* _The task_
Everything from the first line down to the line containing "import * as d3 from 'd3';" is to be retyped exactly, both ends included, with pictures left out.

---

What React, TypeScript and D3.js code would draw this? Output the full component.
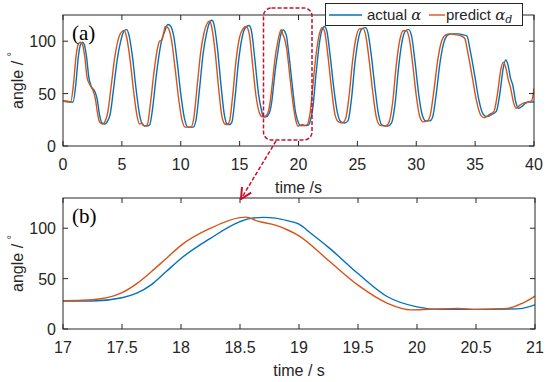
import React from 'react';
import * as d3 from 'd3';

const actualTime = [0, 0.5, 0.85, 1.1, 1.3, 1.5, 1.65, 1.8, 2.0, 2.2, 2.4, 2.7, 2.9, 3.1, 3.3, 3.55, 3.8, 4.0, 4.3, 4.6, 4.9, 5.2, 5.4, 5.6, 5.9, 6.2, 6.5, 6.8, 7.1, 7.35, 7.6, 7.9, 8.2, 8.4, 8.6, 8.9, 9.1, 9.4, 9.7, 10.0, 10.3, 10.6, 11.05, 11.3, 11.6, 11.9, 12.2, 12.5, 12.65, 12.8, 13.1, 13.4, 13.7, 13.95, 14.15, 14.35, 14.6, 14.9, 15.2, 15.5, 15.8, 16.0, 16.3, 16.6, 16.9, 17.0, 17.25, 17.5, 17.625, 17.75, 17.875, 18.0, 18.25, 18.5, 18.6, 18.7, 18.8, 18.9, 19.0, 19.1, 19.25, 19.5, 19.75, 20.0, 20.2, 20.5, 20.85, 21.0, 21.2, 21.5, 21.8, 22.0, 22.2, 22.4, 22.7, 23.0, 23.3, 23.6, 23.9, 24.2, 24.5, 24.8, 25.1, 25.4, 25.7, 25.9, 26.2, 26.5, 26.8, 27.1, 27.6, 27.9, 28.2, 28.5, 28.8, 29.1, 29.35, 29.6, 29.9, 30.2, 30.5, 30.8, 31.15, 31.4, 31.7, 32.0, 32.3, 32.7, 33.0, 33.6, 34.0, 34.3, 34.6, 35.0, 35.3, 35.7, 36.0, 36.4, 36.8, 37.1, 37.4, 37.6, 37.8, 38.0, 38.2, 38.45, 38.7, 39.0, 39.3, 39.6, 40.0];
const actualAngle = [43, 42, 42, 60, 85, 97, 99, 97, 85, 65, 57, 52, 45, 30, 22, 21, 24, 30, 55, 82, 100, 110, 111, 106, 85, 55, 30, 20, 19, 20, 35, 65, 90, 102, 108, 116, 115, 105, 80, 50, 27, 18, 18, 25, 55, 88, 108, 119, 120, 117, 95, 60, 30, 21, 20.5, 23, 45, 80, 103, 113, 115, 110, 82, 50, 32, 27.7, 27.8, 31, 35.5, 44, 57, 70, 90, 106.5, 110, 110.8, 110, 107.5, 104, 95, 81, 55, 32, 22, 19.5, 19.5, 20, 24, 35, 70, 100, 111, 114, 110, 85, 55, 32, 23, 22, 24, 45, 80, 103, 112, 113, 108, 85, 55, 30, 20, 19, 22, 40, 75, 100, 110, 111, 105, 80, 50, 30, 24, 24, 28, 50, 78, 97, 106, 107, 107, 106, 105, 90, 65, 45, 30, 28, 30, 33, 50, 75, 82, 77, 65, 58, 42, 36, 38, 41, 42, 42];

// predicted alpha_d (orange)
const predTime = [0, 0.3, 0.65, 0.9, 1.1, 1.3, 1.45, 1.65, 1.85, 2.05, 2.3, 2.55, 2.75, 2.95, 3.1, 3.35, 3.6, 3.8, 4.1, 4.4, 4.7, 5.0, 5.2, 5.4, 5.7, 6.0, 6.3, 6.5, 6.7, 6.9, 7.15, 7.4, 7.7, 8.0, 8.2, 8.4, 8.55, 8.7, 8.9, 9.2, 9.5, 9.8, 10.1, 10.4, 10.85, 11.1, 11.4, 11.7, 12.0, 12.3, 12.45, 12.6, 12.9, 13.2, 13.5, 13.75, 13.95, 14.15, 14.4, 14.7, 15.0, 15.3, 15.55, 15.8, 16.1, 16.4, 16.7, 16.9, 17.0, 17.25, 17.5, 17.625, 17.75, 17.875, 18.0, 18.25, 18.5, 18.55, 18.65, 18.8, 18.9, 19.0, 19.25, 19.5, 19.75, 19.95, 20.1, 20.35, 20.5, 20.77, 20.9, 21.0, 21.2, 21.5, 21.8, 22.0, 22.2, 22.5, 22.8, 23.1, 23.4, 23.7, 24.0, 24.3, 24.6, 24.9, 25.2, 25.5, 25.7, 26.0, 26.3, 26.6, 26.9, 27.4, 27.7, 28.0, 28.3, 28.6, 28.9, 29.15, 29.4, 29.7, 30.0, 30.3, 30.6, 30.95, 31.2, 31.5, 31.8, 32.1, 32.5, 32.8, 33.4, 33.8, 34.1, 34.4, 34.8, 35.1, 35.5, 35.8, 36.2, 36.6, 36.9, 37.2, 37.4, 37.6, 37.8, 38.0, 38.3, 38.5, 38.8, 39.1, 39.5, 39.8, 40.0];
const predAngle = [43, 43, 42, 60, 85, 97, 99, 97, 85, 65, 58, 53, 45, 30, 23, 21, 24, 32, 58, 85, 102, 109, 110, 104, 82, 52, 28, 21, 22, 19, 20, 38, 68, 92, 100, 101, 108, 114, 113, 102, 76, 47, 25, 18, 18, 26, 58, 90, 109, 118, 119, 115, 92, 57, 28, 21, 20.5, 24, 47, 82, 104, 112, 114, 108, 78, 47, 31, 28, 28, 29, 36, 45, 57, 70, 83, 100, 110.5, 111, 107, 103, 98.5, 92.5, 68, 43.5, 25.5, 19, 19.5, 20.5, 19.5, 20.5, 26, 32.6, 55, 88, 108, 113, 110, 86, 55, 30, 23, 22, 26, 48, 82, 104, 112, 112, 106, 82, 52, 28, 20, 19, 23, 42, 77, 101, 110, 110, 103, 78, 48, 28, 23, 24, 30, 53, 80, 98, 106, 107, 106, 105, 103, 88, 63, 44, 29, 27, 30, 33, 50, 74, 80, 75, 64, 56, 40, 36, 39, 41, 42, 43, 55];

const topXTicks = [0, 5, 10, 15, 20, 25, 30, 35, 40];
const zoomXTicks = [17, 17.5, 18, 18.5, 19, 19.5, 20, 20.5, 21];
const yTicks = [0, 50, 100];

const BLUE = '#0072BD';
const ORANGE = '#D95319';
const AX = '#262626';
const SANS = 'Liberation Sans, Arial, sans-serif';

type Pt = [number, number];
const actual: Pt[] = actualTime.map((t, i) => [t, actualAngle[i]]);
const pred: Pt[] = predTime.map((t, i) => [t, predAngle[i]]);

interface PanelProps {
  id: string;
  x0: number; x1: number; y0: number; y1: number;
  xDomain: [number, number];
  yMax: number;
  xTicks: number[];
  label: string;
  xLabel: string;
}

const Panel: React.FC<PanelProps> = ({ id, x0, x1, y0, y1, xDomain, yMax, xTicks, label, xLabel }) => {
  const x = d3.scaleLinear().domain(xDomain).range([x0, x1]);
  const y = d3.scaleLinear().domain([0, yMax]).range([y1, y0]);
  const line = d3.line<Pt>().x(d => x(d[0])).y(d => y(d[1])).curve(d3.curveMonotoneX);
  const tl = 5;
  return (
    <g>
      <defs>
        <clipPath id={`clip-${id}`}>
          <rect x={x0} y={y0} width={x1 - x0} height={y1 - y0} />
        </clipPath>
      </defs>
      <rect x={x0} y={y0} width={x1 - x0} height={y1 - y0} fill="#fff" />
      <g clipPath={`url(#clip-${id})`}>
        <path d={line(actual) || ''} fill="none" stroke={BLUE} strokeWidth={1.4} />
        <path d={line(pred) || ''} fill="none" stroke={ORANGE} strokeWidth={1.4} />
      </g>
      <rect x={x0} y={y0} width={x1 - x0} height={y1 - y0} fill="none" stroke={AX} strokeWidth={1} />
      {xTicks.map(t => (
        <g key={`x${t}`}>
          <line x1={x(t)} x2={x(t)} y1={y1} y2={y1 - tl} stroke={AX} />
          <line x1={x(t)} x2={x(t)} y1={y0} y2={y0 + tl} stroke={AX} />
          <text x={x(t)} y={y1 + 24} textAnchor="middle" fontSize={16} fontFamily={SANS} fill={AX}>{t}</text>
        </g>
      ))}
      {yTicks.map(t => (
        <g key={`y${t}`}>
          <line x1={x0} x2={x0 + tl} y1={y(t)} y2={y(t)} stroke={AX} />
          <line x1={x1} x2={x1 - tl} y1={y(t)} y2={y(t)} stroke={AX} />
          <text x={x0 - 7} y={y(t) + 6} textAnchor="end" fontSize={16} fontFamily={SANS} fill={AX}>{t}</text>
        </g>
      ))}
      <text x={(x0 + x1) / 2} y={y1 + 47} textAnchor="middle" fontSize={16} fontFamily={SANS} fill={AX}>{xLabel}</text>
      <text transform={`translate(23,${(y0 + y1) / 2}) rotate(-90)`} textAnchor="middle" fontSize={16} fontFamily={SANS} fill={AX}>
        angle / <tspan fontSize={11} dy={-8}>°</tspan>
      </text>
      <text x={x0 + 9} y={y0 + 25} fontSize={21} fontFamily="Liberation Serif, Times New Roman, serif" fill="#000">{label}</text>
    </g>
  );
};

export default function App() {
  return (
    <svg width={550} height={382} style={{ position: 'absolute', left: 0, top: 0, background: '#fff' }}>
      <defs>
        <marker id="arr" viewBox="0 0 10 10" refX={9} refY={5} markerWidth={9} markerHeight={9} orient="auto">
          <path d="M1,1 L9,5 L1,9" fill="none" stroke="#C8102E" strokeWidth={1.5} />
        </marker>
      </defs>
      <Panel id="a" x0={63} x1={534} y0={15} y1={146} xDomain={[0, 40]} yMax={125} xTicks={topXTicks} label="(a)" xLabel="time /s" />
      <Panel id="b" x0={63} x1={535} y0={198} y1={329} xDomain={[17, 21]} yMax={130} xTicks={zoomXTicks} label="(b)" xLabel="time / s" />

      {/* legend */}
      <g>
        <rect x={325.5} y={3.5} width={197} height={22} fill="#fff" stroke={AX} strokeWidth={1} />
        <line x1={329} x2={362} y1={15} y2={15} stroke={BLUE} strokeWidth={1.4} />
        <text x={367} y={20} fontSize={15} fontFamily={SANS} fill={AX}>
          actual <tspan fontFamily="DejaVu Serif, serif" fontStyle="italic">α</tspan>
        </text>
        <line x1={429} x2={445} y1={15} y2={15} stroke={ORANGE} strokeWidth={1.4} />
        <text x={446} y={20} fontSize={15} fontFamily={SANS} fill={AX}>
          predict <tspan fontFamily="DejaVu Serif, serif" fontStyle="italic">α</tspan>
          <tspan fontFamily="DejaVu Serif, serif" fontStyle="italic" fontSize={11} dy={3}>d</tspan>
        </text>
      </g>

      {/* zoom marker */}
      <rect x={263.5} y={8} width={48.5} height={132} rx={8} fill="none" stroke="#C8102E" strokeWidth={1.5} strokeDasharray="4,2" />
      <line x1={276} x2={241} y1={141} y2={199} stroke="#C8102E" strokeWidth={1.5} strokeDasharray="4,2" markerEnd="url(#arr)" />
    </svg>
  );
}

---

* _Output below_
What React, TypeScript and D3.js code would draw this? Output the full component.
import React from 'react';
import * as d3 from 'd3';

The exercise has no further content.